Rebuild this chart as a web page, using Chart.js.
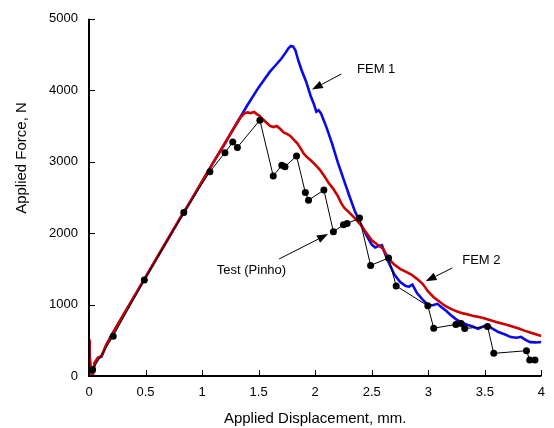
<!DOCTYPE html>
<html>
<head>
<meta charset="utf-8">
<script src="https://cdn.jsdelivr.net/npm/chart.js@4.4.0/dist/chart.umd.min.js"></script>
<style>
	html, body { margin: 0; padding: 0; background: #fff; }
	canvas { display: block; }
</style>
</head>
<body>
<canvas id="graph-canvas" width="554" height="428"></canvas>
<script>
(function () {
	'use strict';

	// --- Data ---

	const xTicks = [0, 0.5, 1, 1.5, 2, 2.5, 3, 3.5, 4];
	const yTicks = [0, 1000, 2000, 3000, 4000, 5000];

	const fem1X = [0, 0.005, 0.01, 0.02, 0.03, 0.05, 0.08, 0.11, 0.15, 0.2, 0.3, 0.4, 0.5, 0.6, 0.7, 0.8, 0.9, 1.0, 1.1, 1.2, 1.3, 1.4, 1.5, 1.55, 1.6, 1.65, 1.7, 1.74, 1.765, 1.785, 1.805, 1.825, 1.85, 1.88, 1.92, 1.96, 1.99, 2.01, 2.03, 2.05, 2.07, 2.1, 2.15, 2.2, 2.25, 2.3, 2.35, 2.4, 2.45, 2.5, 2.53, 2.56, 2.59, 2.62, 2.65, 2.7, 2.75, 2.8, 2.83, 2.86, 2.9, 2.95, 3.0, 3.04, 3.08, 3.12, 3.16, 3.2, 3.25, 3.3, 3.35, 3.4, 3.44, 3.48, 3.52, 3.56, 3.62, 3.68, 3.73, 3.78, 3.82, 3.86, 3.9, 3.95, 4.0];
	const fem1Y = [480, 300, 150, 40, 10, 180, 250, 270, 420, 570, 840, 1110, 1380, 1650, 1920, 2190, 2450, 2720, 2990, 3250, 3520, 3790, 4040, 4150, 4260, 4350, 4440, 4530, 4590, 4620, 4610, 4560, 4420, 4280, 4120, 3920, 3800, 3700, 3720, 3680, 3600, 3480, 3250, 2990, 2760, 2530, 2310, 2140, 1980, 1840, 1800, 1820, 1830, 1700, 1590, 1420, 1320, 1260, 1250, 1280, 1160, 1070, 990, 990, 1010, 960, 910, 850, 790, 745, 715, 690, 660, 690, 715, 670, 615, 580, 545, 535, 548, 505, 474, 470, 475];

	const fem2X = [0, 0.003, 0.008, 0.015, 0.025, 0.035, 0.05, 0.08, 0.11, 0.15, 0.2, 0.3, 0.4, 0.5, 0.6, 0.7, 0.8, 0.9, 1.0, 1.1, 1.2, 1.25, 1.3, 1.34, 1.37, 1.4, 1.43, 1.46, 1.48, 1.51, 1.54, 1.57, 1.6, 1.63, 1.66, 1.69, 1.72, 1.75, 1.78, 1.81, 1.84, 1.87, 1.9, 1.93, 1.96, 2.0, 2.04, 2.08, 2.12, 2.16, 2.2, 2.23, 2.26, 2.3, 2.35, 2.4, 2.45, 2.5, 2.55, 2.6, 2.65, 2.7, 2.75, 2.8, 2.85, 2.9, 2.95, 3.0, 3.05, 3.1, 3.15, 3.2, 3.25, 3.3, 3.35, 3.4, 3.45, 3.5, 3.55, 3.6, 3.65, 3.7, 3.75, 3.8, 3.85, 3.9, 3.95, 4.0];
	const fem2Y = [510, 320, 280, 120, 30, 20, 190, 260, 280, 430, 575, 845, 1115, 1385, 1655, 1925, 2195, 2455, 2725, 2995, 3255, 3390, 3520, 3620, 3670, 3690, 3680, 3695, 3670, 3640, 3590, 3545, 3500, 3485, 3500, 3460, 3410, 3390, 3360, 3310, 3260, 3190, 3110, 3060, 3020, 2960, 2890, 2800, 2700, 2620, 2520, 2420, 2350, 2290, 2210, 2120, 2010, 1900, 1840, 1780, 1640, 1560, 1500, 1460, 1420, 1360, 1290, 1180, 1100, 1040, 980, 940, 905, 880, 860, 840, 825, 805, 780, 755, 735, 715, 690, 665, 635, 610, 585, 560];

	const testX = [0.032, 0.214, 0.489, 0.838, 1.069, 1.202, 1.271, 1.312, 1.511, 1.629, 1.705, 1.733, 1.835, 1.913, 1.941, 2.077, 2.161, 2.25, 2.282, 2.392, 2.49, 2.649, 2.716, 2.996, 3.048, 3.244, 3.29, 3.322, 3.524, 3.579, 3.868, 3.897, 3.943];
	const testY = [89, 558, 1345, 2288, 2860, 3125, 3274, 3200, 3581, 2800, 2949, 2930, 3079, 2567, 2461, 2604, 2019, 2116, 2134, 2210, 1548, 1652, 1261, 982, 670, 721, 735, 665, 693, 317, 354, 223, 223];

	// Callouts: label start (data units) and arrow from/to (data units)
	const callouts = [
		{ text: 'FEM 1', at: [2.37, 4297], from: [2.231, 4227], to: [1.971, 4009] },
		{ text: 'FEM 2', at: [3.3, 1614], from: [3.212, 1512], to: [2.976, 1325] },
		{ text: 'Test (Pinho)', at: [1.13, 1484], from: [1.681, 1638], to: [2.114, 1986] },
	];

	const FONT = "'Liberation Sans', Arial, Helvetica, sans-serif";

	function toPoints(xs, ys) {
		return xs.map((x, i) => ({ x: x, y: ys[i] }));
	}

	// --- Plugin: inward ticks, axis lines, titles, callouts ---

	const decorPlugin = {
		id: 'decor',
		afterDraw(chart) {
			const ctx = chart.ctx;
			const a = chart.chartArea;
			const xs = chart.scales.x;
			const ys = chart.scales.y;

			ctx.save();
			ctx.strokeStyle = '#000';
			ctx.lineWidth = 1;
			ctx.beginPath();
			xTicks.forEach(v => {
				if (v === 0) return;
				const px = Math.round(xs.getPixelForValue(v)) + 0.5;
				ctx.moveTo(px, a.bottom);
				ctx.lineTo(px, a.bottom - 6);
			});
			yTicks.forEach(v => {
				if (v === 0) return;
				const py = Math.round(ys.getPixelForValue(v)) + 0.5;
				ctx.moveTo(a.left, py);
				ctx.lineTo(a.left + 6, py);
			});
			ctx.stroke();

			ctx.lineWidth = 2;
			ctx.beginPath();
			ctx.moveTo(a.left, ys.getPixelForValue(5000));
			ctx.lineTo(a.left, a.bottom);
			ctx.lineTo(xs.getPixelForValue(4), a.bottom);
			ctx.stroke();

			// axis titles
			ctx.fillStyle = '#000';
			ctx.font = '15px ' + FONT;
			ctx.textAlign = 'center';
			ctx.textBaseline = 'middle';
			ctx.fillText('Applied Displacement, mm.', (a.left + a.right) / 2, 419);
			ctx.save();
			ctx.translate(22, 158);
			ctx.rotate(-Math.PI / 2);
			ctx.fillText('Applied Force, N', 0, 0);
			ctx.restore();

			// callouts
			ctx.font = '13px ' + FONT;
			ctx.textAlign = 'left';
			callouts.forEach(c => {
				ctx.fillText(c.text, xs.getPixelForValue(c.at[0]), ys.getPixelForValue(c.at[1]));
				const x1 = xs.getPixelForValue(c.from[0]);
				const y1 = ys.getPixelForValue(c.from[1]);
				const x2 = xs.getPixelForValue(c.to[0]);
				const y2 = ys.getPixelForValue(c.to[1]);
				const ang = Math.atan2(y2 - y1, x2 - x1);
				const len = 11, half = 4;
				const bx = x2 - len * Math.cos(ang);
				const by = y2 - len * Math.sin(ang);
				ctx.lineWidth = 1;
				ctx.beginPath();
				ctx.moveTo(x1, y1);
				ctx.lineTo(bx, by);
				ctx.stroke();
				ctx.beginPath();
				ctx.moveTo(x2, y2);
				ctx.lineTo(bx + half * Math.sin(ang), by - half * Math.cos(ang));
				ctx.lineTo(bx - half * Math.sin(ang), by + half * Math.cos(ang));
				ctx.closePath();
				ctx.fill();
			});
			ctx.restore();
		},
	};

	// --- Chart ---

	function createChart() {
		const canvas = document.getElementById('graph-canvas');
		new Chart(canvas, {
			type: 'scatter',
			data: {
				datasets: [
					{
						label: 'Test (Pinho)',
						data: toPoints(testX, testY),
						showLine: true,
						borderColor: '#000',
						backgroundColor: '#000',
						borderWidth: 1,
						pointRadius: 3.5,
						pointBorderWidth: 0,
						order: 0,
					},
					{
						label: 'FEM 2',
						data: toPoints(fem2X, fem2Y),
						showLine: true,
						borderColor: '#cc0000',
						borderWidth: 2.6,
						pointRadius: 0,
						order: 1,
					},
					{
						label: 'FEM 1',
						data: toPoints(fem1X, fem1Y),
						showLine: true,
						borderColor: '#0a0ae6',
						borderWidth: 2.6,
						pointRadius: 0,
						order: 2,
					},
				],
			},
			options: {
				responsive: false,
				animation: false,
				devicePixelRatio: 1,
				layout: { padding: { top: 17, right: 3, left: 0, bottom: 0 } },
				plugins: {
					legend: { display: false },
					tooltip: { enabled: false },
				},
				elements: { line: { tension: 0 } },
				scales: {
					x: {
						type: 'linear',
						min: 0,
						max: 4,
						afterFit: s => { s.height = 52; },
						afterBuildTicks: s => { s.ticks = xTicks.map(v => ({ value: v })); },
						grid: { display: false, drawTicks: false },
						border: { display: false },
						ticks: {
							color: '#000',
							padding: 9,
							maxRotation: 0,
							font: { family: FONT, size: 13 },
							callback: v => String(v),
						},
					},
					y: {
						type: 'linear',
						min: 0,
						max: 5000,
						afterFit: s => { s.width = 89; },
						afterBuildTicks: s => { s.ticks = yTicks.map(v => ({ value: v })); },
						grid: { display: false, drawTicks: false },
						border: { display: false },
						ticks: {
							color: '#000',
							padding: 11,
							font: { family: FONT, size: 13 },
							callback: v => String(v),
						},
					},
				},
			},
			plugins: [decorPlugin],
		});
	}

	createChart();
})();
</script>
</body>
</html>
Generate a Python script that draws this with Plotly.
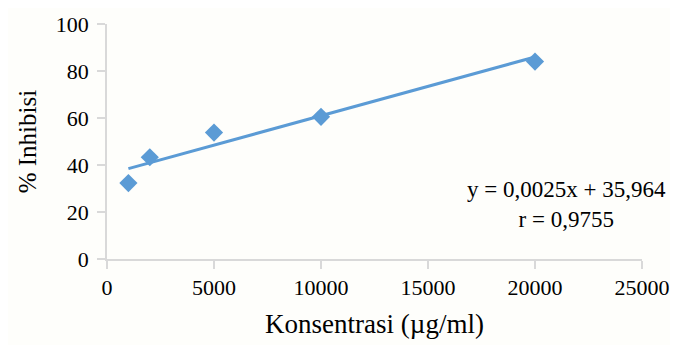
import plotly.graph_objects as go

konsentrasi = [1000, 2000, 5000, 10000, 20000]
inhibisi = [32.3, 43.3, 53.8, 60.5, 84.0]
x_ticks = [0, 5000, 10000, 15000, 20000, 25000]
y_ticks = [0, 20, 40, 60, 80, 100]
equation_text = "y = 0,0025x + 35,964<br>r = 0,9755"
x_title = "Konsentrasi (µg/ml)"
y_title = "% Inhibisi"
slope = 0.0025
intercept = 35.964

color = "#5b9bd5"
font_family = "Liberation Serif"

x_fit = [min(konsentrasi), max(konsentrasi)]
y_fit = [slope * v + intercept for v in x_fit]

fig = go.Figure()
fig.add_trace(go.Scatter(x=x_fit, y=y_fit, mode="lines",
                         line=dict(color=color, width=3), hoverinfo="skip",
                         showlegend=False))
fig.add_trace(go.Scatter(x=konsentrasi, y=inhibisi, mode="markers",
                         marker=dict(symbol="diamond", size=14, color=color),
                         showlegend=False))

fig.add_annotation(x=0.858, y=0.234, xref="paper", yref="paper", text=equation_text,
                   showarrow=False, align="center", xanchor="center", yanchor="middle",
                   font=dict(family=font_family, size=23, color="#000000"))

fig.add_annotation(x=-0.148, y=0.5, xref="paper", yref="paper", text=y_title,
                   showarrow=False, textangle=-90, xanchor="center", yanchor="middle",
                   font=dict(family=font_family, size=25, color="#000000"))

axis_common = dict(showgrid=False, zeroline=False, showline=True, linecolor="#d9d9d9",
                   linewidth=1.5, ticks="outside", tickcolor="#d9d9d9", ticklen=8,
                   tickwidth=1.5, automargin=False,
                   tickfont=dict(family=font_family, size=22, color="#000000"))

fig.update_layout(
    width=670, height=337,
    margin=dict(l=99, r=36, t=16, b=86),
    font=dict(family=font_family),
    paper_bgcolor="#fefefb", plot_bgcolor="#fefefb",
    xaxis=dict(range=[0, 25000], tickvals=x_ticks, ticktext=[str(v) for v in x_ticks],
               title=dict(text=x_title,
                          font=dict(family=font_family, size=27, color="#000000")),
               **axis_common),
    yaxis=dict(range=[0, 100], tickvals=y_ticks, ticktext=[str(v) for v in y_ticks],
               ticklabelstandoff=4,
               **axis_common),
)

fig.write_html("out.html")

Exercise aim: Leave out any pictures and return exactly the lines from the beginning of the data through the line with "474, 470, 475];", inclusive.

Response:
Rebuild this chart as a web page, using Chart.js.
<!DOCTYPE html>
<html>
<head>
<meta charset="utf-8">
<script src="https://cdn.jsdelivr.net/npm/chart.js@4.4.0/dist/chart.umd.min.js"></script>
<style>
	html, body { margin: 0; padding: 0; background: #fff; }
	canvas { display: block; }
</style>
</head>
<body>
<canvas id="graph-canvas" width="554" height="428"></canvas>
<script>
(function () {
	'use strict';

	// --- Data ---

	const xTicks = [0, 0.5, 1, 1.5, 2, 2.5, 3, 3.5, 4];
	const yTicks = [0, 1000, 2000, 3000, 4000, 5000];

	const fem1X = [0, 0.005, 0.01, 0.02, 0.03, 0.05, 0.08, 0.11, 0.15, 0.2, 0.3, 0.4, 0.5, 0.6, 0.7, 0.8, 0.9, 1.0, 1.1, 1.2, 1.3, 1.4, 1.5, 1.55, 1.6, 1.65, 1.7, 1.74, 1.765, 1.785, 1.805, 1.825, 1.85, 1.88, 1.92, 1.96, 1.99, 2.01, 2.03, 2.05, 2.07, 2.1, 2.15, 2.2, 2.25, 2.3, 2.35, 2.4, 2.45, 2.5, 2.53, 2.56, 2.59, 2.62, 2.65, 2.7, 2.75, 2.8, 2.83, 2.86, 2.9, 2.95, 3.0, 3.04, 3.08, 3.12, 3.16, 3.2, 3.25, 3.3, 3.35, 3.4, 3.44, 3.48, 3.52, 3.56, 3.62, 3.68, 3.73, 3.78, 3.82, 3.86, 3.9, 3.95, 4.0];
	const fem1Y = [480, 300, 150, 40, 10, 180, 250, 270, 420, 570, 840, 1110, 1380, 1650, 1920, 2190, 2450, 2720, 2990, 3250, 3520, 3790, 4040, 4150, 4260, 4350, 4440, 4530, 4590, 4620, 4610, 4560, 4420, 4280, 4120, 3920, 3800, 3700, 3720, 3680, 3600, 3480, 3250, 2990, 2760, 2530, 2310, 2140, 1980, 1840, 1800, 1820, 1830, 1700, 1590, 1420, 1320, 1260, 1250, 1280, 1160, 1070, 990, 990, 1010, 960, 910, 850, 790, 745, 715, 690, 660, 690, 715, 670, 615, 580, 545, 535, 548, 505, 474, 470, 475];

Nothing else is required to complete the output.